The Civil Court has overruled the home ministry’s decision to cut allowances for ‘responsible officers’ at atoll and island offices.
The Civil Service Commission (CSC) took the home ministry to court over the matter after it rescinded the allowances of the CSC-appointed responsible officers, the highest-ranking civil servant in the island and atoll offices tasked with overseeing organisational tasks and liaising with the commission.
The court ruled that the CSC’s responsibility under the Civil Service Act was to set the “tasks, responsibilities, rights and powers of civil servants, free of outside influence,” and that there was no legal obstacle to appointing responsible officers or giving them an allowance for additional work as the appointments were made “within the bounds of the law”.
The court ordered that the directive from the home ministry to the province offices “not to carry out the duties of the civil servants appointed as responsible officers, and give them allowances, shall be invalidated.”
CSC spokesperson Mohamed Fahmy Hassan said while the president-appointed island councillor’s role was to oversee the atoll and island offices, the responsible officers’ role of selecting and promoting civil servants was not conducted by political appointees.
“The government misunderstands and distrusts [the CSC] and is unable to accept what [worked] before [it was in power],” Fahmy said.
State Minister for the South Central Province, Ahmed Mujthaba, said the ruling would “really obstruct adminstration and provision of services and is in conflict with the very basis of the civil service.”
“The civil service is subordinate to the government – you can’t have them operating as a parallel government,” he said. “They are saying this is about independence but what they are creating is something very dangerous, by giving civil servants the message that they are subordinate to the CSC and not the government.”
“[Civil servants] will show allegiance and respect and readiness to those with the power to promote and transfer them – that is very basic human resources,” Mujthaba claimed.
“If that is the message, the civil servants cannot be induced to work on government programs.
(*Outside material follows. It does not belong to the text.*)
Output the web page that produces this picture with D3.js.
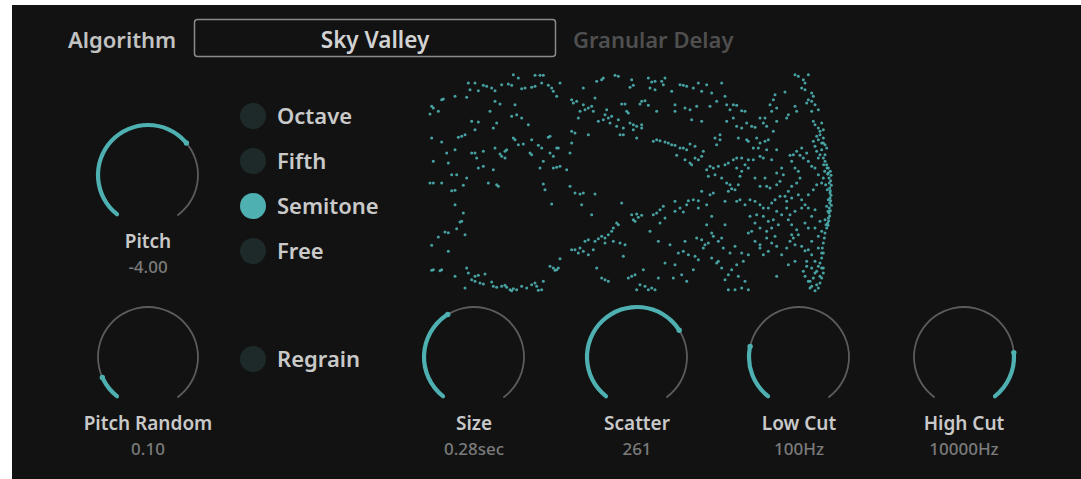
<!DOCTYPE html>
<html><head><meta charset="utf-8">
<script src="https://cdn.jsdelivr.net/npm/d3@7"></script>
<style>
html,body{margin:0;padding:0;background:#fff;}
svg{display:block;}
text{font-family:"Noto Sans",sans-serif;}
</style></head>
<body>
<script>
// ---- data ----
const algorithmLabel = "Algorithm";
const algorithmName = "Sky Valley";
const algorithmType = "Granular Delay";
const pitchModes = ["Octave", "Fifth", "Semitone", "Free"];
const selectedMode = "Semitone";
const regrainLabel = "Regrain";
const regrainOn = false;
const knobNames = ["Pitch", "Pitch Random", "Size", "Scatter", "Low Cut", "High Cut"];
const knobValues = ["-4.00", "0.10", "0.28sec", "261", "100Hz", "10000Hz"];
const knobPositions = [0.674, 0.104, 0.39, 0.70, 0.23, 0.795];
const knobFillFromEnd = [false, false, false, false, false, true];

// grain cloud: [position, height] in display units
const grainsA = [[265,20],[330,22],[345,22],[355,22],[280,30],[130,45],[150,45],[175,52],[185,55],[200,60],[210,68],[230,50],[250,48],[260,52],[290,62],[300,60],[320,58],[330,55],[350,45],[370,52],[380,60],[385,70],[395,85],[405,45],[135,65],[160,68],[125,88],[90,85],[50,95],[55,93],[20,115],[25,120],[40,130],[15,138],
[195,130],[210,100],[225,108],[270,110],[140,160],[160,162],[215,165],[205,180],[260,145],[275,140],[290,150],[310,170],[150,185],[100,208],[110,205],[120,200],[265,210],[270,215],[280,230],[295,228],[20,210],[50,222],[65,255],[90,245],[140,255],[150,255],[175,250],[210,240],[225,258],[240,250],[245,245],[230,265],[240,270],[315,255],[320,260],[340,232],[350,240],[370,208],[375,205],[320,215],[400,240],[375,255],[385,265],[395,240],
[25,280],[70,285],[155,270],[160,300],[175,295],[205,305],[80,320],[95,320],[125,330],[385,300],[395,298],[405,295],[345,300],[355,280],[15,345],[25,345],[50,345],[80,368],[90,367],[115,352],[190,345],[215,350],[220,355],[355,348],[360,365],[380,408],[90,410],
[115,435],[105,462],[110,460],[95,482],[120,500],[60,492],[70,494],[40,507],[20,532],[70,550],[20,607],[25,605],[45,608],[50,605],[90,625],[125,600],[130,615],[150,625],[160,622],[180,618],[140,635],[150,640],[165,645],[175,648],[200,642],[205,655],[215,658],[230,655],[240,652],[245,658],[255,665],[265,662],[275,665],[290,655],[305,660],[320,650],[330,645],[335,655],[350,665],[355,640],[375,595],[385,600],[390,607],[395,605],[400,600],[405,572],[120,660],[260,668],[340,667]];

const grainsB = [[515,40],[530,35],[535,30],[570,22],[580,25],[620,35],[625,52],[615,58],[670,30],[680,42],[690,40],[710,40],[720,30],[715,50],[675,60],[690,65],[740,70],[765,50],[775,52],[785,55],[805,60],[820,45],[830,70],[475,60],[440,95],[445,105],[455,100],[475,110],[480,125],[490,120],[500,115],[505,130],[465,130],[460,150],[510,90],[545,125],[540,140],[550,150],[560,145],[590,108],[600,108],[605,130],[610,135],[650,100],[660,98],[645,108],[670,112],[695,130],[750,110],[750,130],[780,120],[795,125],[815,115],[800,155],[830,160],[520,160],[535,155],[555,165],[580,155],[575,175],[595,180],[615,165],[625,170],[635,175],[650,170],[625,185],[650,180],[585,200],[595,200],[635,210],[490,200],[440,190],[450,195],
[685,220],[695,215],[705,218],[720,222],[730,225],[740,230],[750,232],[765,240],[775,240],[785,245],[795,228],[810,235],[755,262],[780,275],[795,285],[800,290],[810,270],[820,275],[830,265],[835,250],[440,225],[435,255],[425,305],[435,355],[450,375],[465,378],[475,375],[510,378],[470,410],[500,440],[590,405],[620,440],[625,455],[630,460],[640,448],[650,442],[635,438],[685,440],[695,435],[705,425],[715,415],[705,465],[720,450],[750,430],[750,400],[765,420],[775,432],[785,410],[790,398],[805,395],[820,398],[830,370],[820,420],
[575,465],[580,470],[565,480],[560,490],[550,500],[540,510],[530,505],[520,512],[510,520],[490,515],[480,520],[465,540],[450,545],[440,545],[460,555],[475,550],[490,560],[505,545],[540,525],[565,520],[585,525],[600,530],[595,565],[515,600],[530,630],[540,635],[550,640],[610,630],[620,625],[630,620],[655,605],[645,650],[660,655],[670,665],[680,660],[690,665],[635,665],[700,630],[720,585],[750,590],[760,555],[775,550],[790,560],[810,565],[820,575],[815,510],[830,515],[835,540],[805,605],[770,620],[785,640],[745,630],[675,490],[700,520],[735,530],[780,520]];

const grainsC = [[1110,20],[1120,25],[1135,35],[1140,45],[1150,20],[1130,60],[1140,65],[1160,75],[1165,85],[1150,95],[1160,100],[1145,105],[1170,110],[1180,125],[1160,130],[1165,160],[1170,170],[1180,180],[1190,165],[1195,185],[1185,200],[1195,210],[1180,215],[1190,225],[1200,230],[1205,240],[1170,235],[1175,250],[1185,260],[1195,270],[1200,280],[1205,290],[1210,300],[1210,315],[1212,330],[1213,345],[1214,360],[1215,375],[1215,390],[1214,405],[1213,420],[1212,435],[1210,450],[1208,465],[1205,480],[1200,495],[1198,510],[1195,525],[1192,540],[1195,555],[1190,570],[1185,585],[1190,600],[1195,615],[1190,630],[1185,645],[1180,660],[1170,668],[1160,655],[1155,640],[1140,625],[1135,610],[1145,595],[1160,600],[1175,610],[1170,580],[1180,595],[1160,560],[1150,545],[1140,548],[1130,535],[1160,520],[1180,505],[1190,490],[1170,480],[1185,460],[1160,445],[1170,425],[1150,420],[1140,410],[1130,395],[1150,380],[1165,365],[1175,350],[1190,345],[1195,330],[1180,320],[1170,300],[1160,295],[1150,280],[1135,270],[1125,262],[1145,255],[1130,240],[1115,250],[1105,260],[1095,262],[1100,280],[1110,300],[1120,310],[1125,330],[1115,345],[1100,355],[1090,370],[1080,385],[1085,400],[1100,390],[1120,380],[1130,420],[1110,430],[1095,440],[1090,455],[1100,470],[1115,485],[1120,500],[1105,510],[1095,520],[1110,530],[1140,465],[1150,480],
[1216,310],[1218,322],[1217,338],[1219,352],[1216,368],[1218,382],[1217,398],[1219,412],[1216,428],[1214,444],[1211,458],[1209,472],[1206,300],[1208,318],[1207,365],[1210,395],[1209,430],[1203,470],[1200,455],[1205,415],[1202,350],[1199,310],[1196,290],
[1150,640],[1165,630],[1175,650],[1185,625],[1195,600],[1170,615],[1155,660],[1145,580],[1190,555],[1180,540],[1185,190],[1175,205],[1195,225],[1190,245],[1200,260],[1180,270],[1165,220],
[845,50],[860,75],[890,45],[900,85],[875,100],[855,115],[905,110],[915,125],[925,110],[935,112],[950,128],[960,130],[925,150],[905,160],[935,175],[950,180],[965,165],[980,175],[990,178],[1005,150],[1020,150],[1015,165],[1025,175],[1035,110],[1045,95],[1050,80],[1080,72],[1055,120],[1040,130],[1090,140],[1085,150],[1110,115],[1115,130],[1055,160],[1045,190],[1030,215],[1020,220],[1005,225],[995,210],[985,240],[965,215],[970,220],[940,210],[885,200],[870,210],[875,230],[885,215],[1000,240],[1025,245],[1040,275],[1055,245],[1015,270],[1005,265],[985,275],[970,275],[950,270],[935,270],[925,275],[910,285],[900,290],[880,295],[865,300],[855,295],[845,305],[850,325],[870,320],[890,330],[905,345],[915,350],[920,362],[910,370],[930,365],[940,350],[945,325],[950,310],[935,300],[960,290],[970,300],[990,330],[1005,355],[1020,330],[1025,355],[1035,360],[1055,350],[1065,340],[1070,300],[1055,315],[1075,320],[1065,385],[1050,395],[1040,405],[1030,420],[1015,420],[1005,410],[990,400],[975,395],[960,410],[945,395],[935,400],[900,400],[865,375],[855,380],[845,410],[860,445],[845,470],[860,495],[865,505],[890,510],[880,520],[850,525],[840,530],[895,540],[915,555],[930,535],[950,555],[900,470],[975,445],[995,440],[1015,445],[1030,460],[1045,455],[1060,470],[1070,440],[1085,420],[1055,430],[1040,480],[1025,490],[1005,480],[990,465],[980,490],[970,495],[990,520],[1005,530],[1025,510],[1040,525],[1055,535],[1030,550],[1015,560],[1005,540],[970,560],[955,580],[935,590],[920,605],[910,620],[900,635],[880,580],[860,570],[875,585],[890,600],[940,625],[960,640],[950,660],[930,665],[910,665],[970,665],[1055,625],[1090,590],[1110,580],[1085,540],[1070,560],[1050,505],[1100,500]];

// ---- drawing ----
const W = 1081, H = 479;
const svg = d3.select("body").append("svg").attr("width", W).attr("height", H);
svg.append("rect").attr("x", 0).attr("y", 0).attr("width", W).attr("height", H).attr("fill", "#ffffff");
svg.append("rect").attr("x", 12).attr("y", 5).attr("width", W - 12).attr("height", H - 5).attr("fill", "#121212");

const TEAL = "#4eb0b1";
const LABEL = "#c9c9c9";
const VALUE = "#7b7b7b";

// header
svg.append("text").attr("x", 68).attr("y", 48).attr("fill", "#c2c2c2")
  .attr("font-size", 22).attr("font-weight", 600).text(algorithmLabel);
svg.append("rect").attr("x", 194.5).attr("y", 19.5).attr("width", 361).attr("height", 37)
  .attr("rx", 3).attr("fill", "none").attr("stroke", "#8a8a8a").attr("stroke-width", 1.5);
svg.append("text").attr("x", 375).attr("y", 48).attr("text-anchor", "middle").attr("fill", "#d2d2d2")
  .attr("font-size", 22.5).attr("font-weight", 600).text(algorithmName);
svg.append("text").attr("x", 573).attr("y", 48).attr("fill", "#4f4f4f")
  .attr("font-size", 22).attr("font-weight", 600).text(algorithmType);

// grain cloud
const gx = d3.scaleLinear().domain([0, 1245]).range([425, 840]);
const gy = d3.scaleLinear().domain([0, 690]).range([68, 298]);
const allGrains = grainsA.concat(grainsB, grainsC);
svg.append("g").selectAll("circle").data(allGrains).join("circle")
  .attr("cx", d => gx(d[0])).attr("cy", d => gy(d[1])).attr("r", 1.5)
  .attr("fill", TEAL).attr("fill-opacity", 0.9);

// radio buttons
const modeY = d3.scalePoint().domain(pitchModes).range([116, 251]);
const modes = svg.append("g").selectAll("g").data(pitchModes).join("g");
modes.append("circle").attr("cx", 253).attr("cy", d => modeY(d)).attr("r", 13)
  .attr("fill", d => d === selectedMode ? TEAL : "#1e2a2a");
modes.append("text").attr("x", 277).attr("y", d => modeY(d) + 7.5).attr("fill", LABEL)
  .attr("font-size", 22).attr("font-weight", 600).text(d => d);
svg.append("circle").attr("cx", 253).attr("cy", 359).attr("r", 13).attr("fill", regrainOn ? TEAL : "#1e2a2a");
svg.append("text").attr("x", 277).attr("y", 366.5).attr("fill", LABEL)
  .attr("font-size", 22).attr("font-weight", 600).text(regrainLabel);

// knobs
const knobCenters = [[148, 175], [148, 357], [474, 357], [637, 357], [799, 357], [964, 357]];
const R = 50;
const ang = d3.scaleLinear().domain([0, 1]).range([-0.8 * Math.PI, 0.8 * Math.PI]);
const track = d3.arc().innerRadius(R - 0.9).outerRadius(R + 0.9);
const fill = d3.arc().innerRadius(R - 2.1).outerRadius(R + 2.1).cornerRadius(2.1);
knobNames.forEach((name, i) => {
  const [cx, cy] = knobCenters[i];
  const g = svg.append("g").attr("transform", `translate(${cx},${cy})`);
  g.append("path").attr("d", track({startAngle: ang(0), endAngle: ang(1)})).attr("fill", "#5c5c5c");
  const p = knobPositions[i];
  const a0 = knobFillFromEnd[i] ? ang(p) : ang(0);
  const a1 = knobFillFromEnd[i] ? ang(1) : ang(p);
  g.append("path").attr("d", fill({startAngle: a0, endAngle: a1})).attr("fill", TEAL);
  const ea = ang(p);
  g.append("circle").attr("cx", R * Math.sin(ea)).attr("cy", -R * Math.cos(ea)).attr("r", 2.7).attr("fill", TEAL);
  g.append("text").attr("x", 0).attr("y", 72.5).attr("text-anchor", "middle").attr("fill", LABEL)
    .attr("font-size", 19).attr("font-weight", 600).text(name);
  g.append("text").attr("x", 0).attr("y", 97.5).attr("text-anchor", "middle").attr("fill", VALUE)
    .attr("font-size", 17).attr("font-weight", 500).text(knobValues[i]);
});
</script>
</body></html>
I don’t think this government can implement the programs it has promised with the way the civil service is currently set up.”
Mujthaba said he had observed the problem “first hand” administering his own province office: “The rules are so rigid that we can’t effectively operate a government.”
He added that it was “very unfair” for the CSC to assume the government would politicise the civil service if given a free hand.
“People elected the government because they know it is responsible. If we violate [civil servants] rights then there are people they can call. What the CSC is doing is purposely hindering the government’s development efforts. There are elements in the civil service against the government, and this is something I call on the president to look into.”